Drink This Now: Bottled Fernet & Rose Cola, at Kirkland Tap & Trotter

Carl York and the beverage team at Craigie on Main's Somerville sibling are adding variety—and consistency—to their bar program.
bottled cocktails at Kirkland Tap & trotter

House-made ginger beer and bottled Fernet & rose Cola, at Kirkland Tap & trotter. / Photo provided

Kirkland Tap & Trotter’s beverage team, led by Carl York and A.J. Bauman, has helped hone in on the unique identity for the Craigie on Main follow-up. Here, Tony Maws’ fare is a little more casual, and a little more charred, than the Craigie cuisine that earned him a James Beard award. The lively and fun bar program—rare, mostly regional draft beers, also served in a 32-ounce “howler;” house-infused spirits, barrel-aged cocktails—complements it well.

But there’s only so many ways to reinvent a classic, York thought. “Most of our cocktails are stirred, with brown spirits, and are spirit-forward. That’s what people want,” he says. “We got to this point where we said, ‘What else can we do with this?'”

Enter the bottled cocktail. The selections debuted around Valentine’s Day, with a Bijou for Two, which went over well, York says. Next up, a series of house-made, non-alcoholic tonics, kombucha, and drinking vinegars, including a spicy ginger beer. Then, a variety of other cocktails, typically with a brown spirit, like rye whiskey, and vermouth.

It’s been a slow evolution, but we’re building the program as we put things on and learn what works,” York says. Kirkland currently has three non-alcoholic bottles, plus a Red Hook for two, and one offering that’s working particularly well: Fernet and house-made cola.

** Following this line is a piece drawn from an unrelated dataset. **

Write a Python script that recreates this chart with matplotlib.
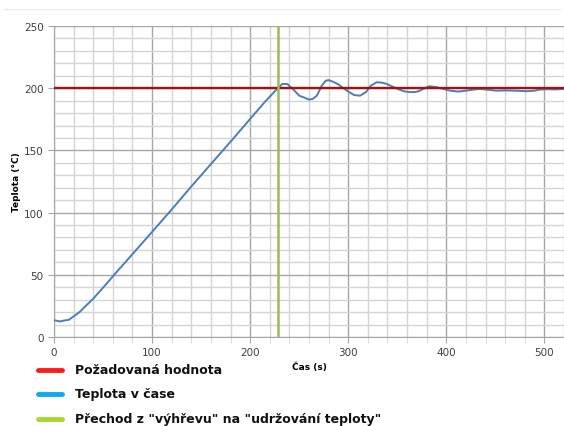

Straight, Fernet has been a go-to beverage of choice for industry folks for years. York isn’t quite sure why, exactly, but his hunch is the bitter, Italian amaro appeals to bar veterans because it’s an acquired taste, and because when it started gaining popularity in the U.S. in the early aughts, most customers weren’t ordering it. It’s a contender for the national beverage of Argentina, especially when mixed with Coca-Cola, York says.

But classic Coke isn’t Kirkland’s thing, he says. “So, we made our own cola syrup, with a ton of citrus, rose petals, dark sugars, and baking spices. It’s a pretty unique take on a not-so-unique drink.”

The bottled cocktail program definitely speeds things up behind the bar. “If the drink is already stirred, diluted, and at the right temperature, it takes two seconds to serve that cocktail for two people, whereas it would typically take a minute or 90 seconds,” York says.

“But for me, the largest reason to do it is quality. I’m kind of a nerd,” he says, describing up to a dozen trials for each bottled cocktail, to scientifically hone in on the correct ingredients-to-dilution ratio that appealed to most of his staff. 

“You order a Manhattan. The bartender builds it, it’s probably accurate. He dumps in the ice, then lets it sit for one minute or so, depending on how busy he is. Now, it’s diluted by 30-45 percent, based on how much time it sits there. The reality is, if he measured correctly, it’s probably going to taste good, but you could probably make it better by having the dilution a majority of people agree tastes best.”

Plus, the bottled drinks are just another option—and, in a clear, glass bottles, strung with a house-printed label, they’re cute.

“Maybe [a guest] never would have picked that and ordered it. The number of times I heard someone order a Bijou over a bar top is maybe like, two,” York says. “But as a holiday promo, it worked.”

The bottled Fernet & Cola is $8, and the Red Hook for two is $24. The current non-alcoholic options range from $6-$8.

The Kirkland Tap & Trotter, 425 Washington St., Somerville, 857-259-6585, kirklandtapandtrotter.com.